Thanks for the suggestion, but for myself I don't have the time and or the pressing need to do it. I just see it as a casual annoyance that is easily remedied by just pulling the tail stock towards me when locking it down.


----------



## Ric

Thank you Skie_M, KenV, Low48,TwinkE,& TurtleTom for all your responses.  It seems from the consensus so far that I am doing exactly what you have all suggested already. I have been first making sure that my lathe is perfectly level, then I bring the tail stock up to just short of my mandrel, Tighten down the cam on the tail stock while looking at the centre & my mandrel to see how much the tail stock moves to the left when I tighten it down, then I select the correct size of "feeler gauge" slipping it under the centre of the base of the tail stock(that seems to be the place that has the best bang for the buck) & then tighten it down while looking if there has been any side motion in my tail stock while doing this.  Then I turn my tail stock into my mandrel...
I wasn't sure what to expect when I wrote the original message, ,perhaps I was thinking that the problem may have been the plate on the bottom of the cam not being machined properly, or something...but nobody seemed to consider that solution, so I guess I can rule that one out....Thank you very much for your help fellow "pen turners" I hope that I can return the favour to you all sometime....Ric.


----------



## Ric

Hello TonyL  I hadn't thought of guitar picks, god knows I have enough of them just laying about.  When I purchased the lathe back about 3 years ago now I had another problem with the electrical unit being broken when I received my shipment. I notified their Tech Services (Tony I think) & we discussed it.  I would have had to pay for the shipment back to P.S.I & that cost would have made the journey from my location, not exactly a expense I wanted to incur.  (I live in Chilliwack B.C. Canada.)  So I fixed the problem myself.  
I suspect that the situation & policy for P.S.I. has not changed in the past 3 years, so I think that option may be out once again, also I think perhaps the warranty has expired by now.
 Now don't get me wrong P.S.I. has always treated me with respect, going out of their way to fix most any problem I have had, so I'm not "ragging" on them.  It's just a fact of life these days.  Thanx..Ric.


----------



## TurtleTom

I don't believe shimming is the slightest bit realistic with anything other than shim stock.  You are probably talking less than 0.010".  Beer can is about 0.005, paper 0.003".  Try testing with various THIN materials to find out how much, or just use an indicator.  Remember if you shim the front, then you have to check again to see if the back also needs it, which it probably does.    Brass shim stock is readily available in any thickness from Amazon suppliers.  
  Very little can be done without knowing exactly how much and in which direction the discrepancy occurs.
  It is possible to braze (with brass) the bottom, but you could probably buy a new lathe for what it would cost.


----------



## TonyL

Forgive me if this has been covered or the issue has been resolved.

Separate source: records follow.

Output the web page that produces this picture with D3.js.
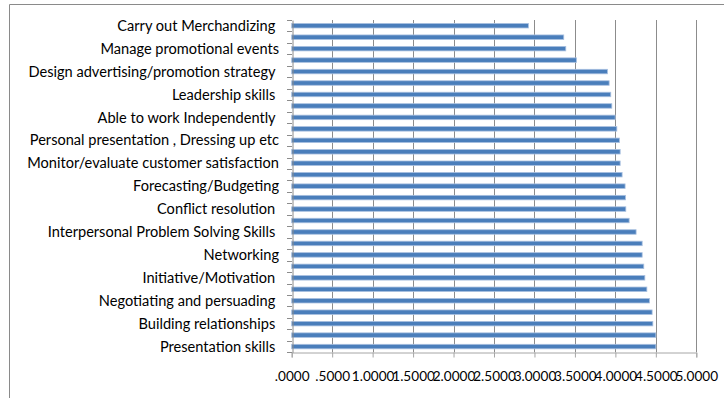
<!DOCTYPE html>
<html>
<head>
<meta charset="utf-8">
<script src="https://cdn.jsdelivr.net/npm/d3@7/dist/d3.min.js"></script>
<style>
  html, body { margin: 0; padding: 0; background: #fff; }
  svg { display: block; }
  .lbl { font-family: Lato, "Open Sans", sans-serif; font-size: 14.6px; fill: #000; white-space: pre; }
  .tick-x { font-family: Lato, "Open Sans", sans-serif; font-size: 13.6px; fill: #000; }
</style>
</head>
<body>
<svg id="chart" width="724" height="398"></svg>
<script>
// Mean ratings for each skill, top row first (29 rows)
const values = [
  2.925, 3.362, 3.387, 3.519, 3.902, 3.923, 3.943, 3.956, 3.997,
  4.018, 4.050, 4.059, 4.059, 4.083, 4.120, 4.125, 4.129, 4.170, 4.256,
  4.331, 4.331, 4.351, 4.364, 4.389, 4.421, 4.454, 4.463, 4.500, 4.500
];

// Category labels shown on every second row
const shownLabels = [
  "Carry out Merchandizing ",
  "Manage promotional events",
  "Design advertising/promotion strategy ",
  "Leadership skills ",
  "Able to work Independently ",
  "Personal presentation , Dressing up etc",
  "Monitor/evaluate customer satisfaction",
  "Forecasting/Budgeting",
  "Conflict resolution ",
  "Interpersonal Problem Solving Skills ",
  "Networking",
  "Initiative/Motivation ",
  "Negotiating and persuading ",
  "Building relationships ",
  "Presentation skills "
];

// Value axis tick values
const xTicks = [0, 0.5, 1, 1.5, 2, 2.5, 3, 3.5, 4, 4.5, 5];

const svg = d3.select("#chart");

const plotLeft = 291.7, plotRight = 696.3, plotTop = 20, plotBottom = 352.3;

const x = d3.scaleLinear().domain([0, 5]).range([plotLeft, plotRight]);
const y = d3.scaleBand().domain(d3.range(values.length)).range([plotTop, plotBottom]);

// Outer frame (top and left edges)
svg.append("path")
  .attr("d", `M9.5,398 L9.5,4.5 L724,4.5`)
  .attr("fill", "none")
  .attr("stroke", "#8a8a8a")
  .attr("stroke-width", 1);

// Vertical gridlines
svg.append("g")
  .selectAll("line")
  .data(xTicks.slice(1))
  .join("line")
  .attr("x1", d => Math.round(x(d)) + 0.5)
  .attr("x2", d => Math.round(x(d)) + 0.5)
  .attr("y1", plotTop)
  .attr("y2", plotBottom)
  .attr("stroke", "#8c8c8c")
  .attr("stroke-width", 1);

// Bars
const barH = 4.5;
svg.append("g")
  .selectAll("rect")
  .data(values)
  .join("rect")
  .attr("x", x(0))
  .attr("y", (d, i) => y(i) + y.bandwidth() / 2 - barH / 2)
  .attr("width", d => x(d) - x(0))
  .attr("height", barH)
  .attr("fill", "#4a7ebb")
  .attr("stroke", "#a9c0e0")
  .attr("stroke-width", 0.8);

// Value axis
const fmt = d => {
  const s = d3.format(".4f")(d);
  return s.startsWith("0") ? s.slice(1) : s;
};
const xAxis = svg.append("g")
  .attr("transform", `translate(0,${Math.round(plotBottom) + 0.5})`)
  .call(d3.axisBottom(x).tickValues(xTicks).tickFormat(fmt).tickSize(5).tickPadding(14));
xAxis.attr("font-family", null).attr("font-size", null);
xAxis.select(".domain").attr("stroke", "#a6a6a6");
xAxis.selectAll(".tick line").attr("stroke", "#a6a6a6");
xAxis.selectAll(".tick text").attr("class", "tick-x");

// Category axis
const yAxis = svg.append("g")
  .attr("transform", `translate(${Math.round(plotLeft) + 0.5},0)`)
  .call(d3.axisLeft(y).tickSize(0).tickFormat(""));
yAxis.select(".domain").attr("stroke", "#8c8c8c");

// Tick marks between categories
svg.append("g")
  .selectAll("line")
  .data(d3.range(values.length + 1))
  .join("line")
  .attr("x1", Math.round(plotLeft) - 5)
  .attr("x2", Math.round(plotLeft))
  .attr("y1", i => Math.round(plotTop + i * y.step()) + 0.5)
  .attr("y2", i => Math.round(plotTop + i * y.step()) + 0.5)
  .attr("stroke", "#8c8c8c");

// Labels on every second row
svg.append("g")
  .selectAll("text")
  .data(shownLabels)
  .join("text")
  .attr("class", "lbl")
  .attr("x", 279)
  .attr("y", (d, k) => y(k * 2) + y.bandwidth() / 2)
  .attr("dy", "0.35em")
  .attr("text-anchor", "end")
  .text(d => d);
</script>
</body>
</html>
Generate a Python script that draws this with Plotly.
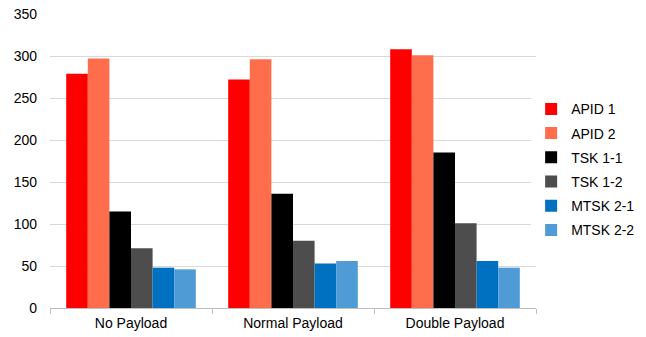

I was cleaning the top and inside rails of my lathe bed, and I fully removed my tailstock. I noticed that the bottom surfaces of my tailstock had never been cleaned and some light rust and debris had accumulated. I used the T-9 cleaners and protectorant to clean-up the surfaces. There are also some "female-angled" grooves that needed some cleaning under it. Anyway, clean or not, I thought that inspecting the surfaces under the tailstock maybe a "good" place to look for any sources of misalignment. I don't know...just trying to eliminate all possibilities.


----------



## Ric

I mentioned my problem to an older long retired machinist, who was able to help in record time.  we took off my tail-stock took it over to his shop where he set it up on the strangest   combination milling machine & planner I have ever seen.  He mentioned that this was his "invention"  He clamped down the tail-stock under one side & ever so carefully milled off a couple of "thou" off one side.  I took it back home slid the tail back on the sleighs, clamped it down with a live centre on the chuck & one in the tail-stock & to my surprise both points of the centres lined up as if they were made that way.  
This guy is now getting a "Nouveau Sceptre" in buck-eye burl for Xmas this year.  I better make sure its the best pen I have ever made, I'm sure he will see any imperfections.
Anyway...Thank you every one that replied & offered advice on this problem.  I appreciate all the suggestions.  Thanx...Ric
"IF LIFE HANDS YOU LEMONS...MAKE MOJITOS !"


----------



## Drewboy22

Glad you got it sorted Ric!


----------



## Lenny

It's good to have friends ... especially when they are clever retired machinists!


----------



## Ric

Well I think I have finally found a solution to my "tail-stock" problem.  On Tuesday I contacted Penn State Industries once again about this problem & was able to get a hold of a very helpful tech in their service department. His name is Bob & he was so much more helpful than my last experience dealing with that department.  He did not ask me to ship the lathe back to them as the last person had told me to do, because he was at a loss to find an outfit here in Canada that they could trust to fix the problem.  Instead Bob had me take a few measurements of the bed width & height & he then arranged to send me out another one at no charge.
At the same time I was experiencing a problem with the switch box.  It had begun to crackle & smoke, which them would interrupt the signal going to the lathe controller which would make the lathe stop.  Bob was also quick to solve this problem as well & has now sent me out a new control box with my tail-stock parts.
what a huge difference than the last time i had to deal with that department.  Bob was very informative & helpful & did everything he could to rectify MY problem.  I am happy that I took your guys advice here & tried contacting P.S.I. again.
The bitter taste I had in my mouth from my previous experience with the Service Department is now a distant memory.


----------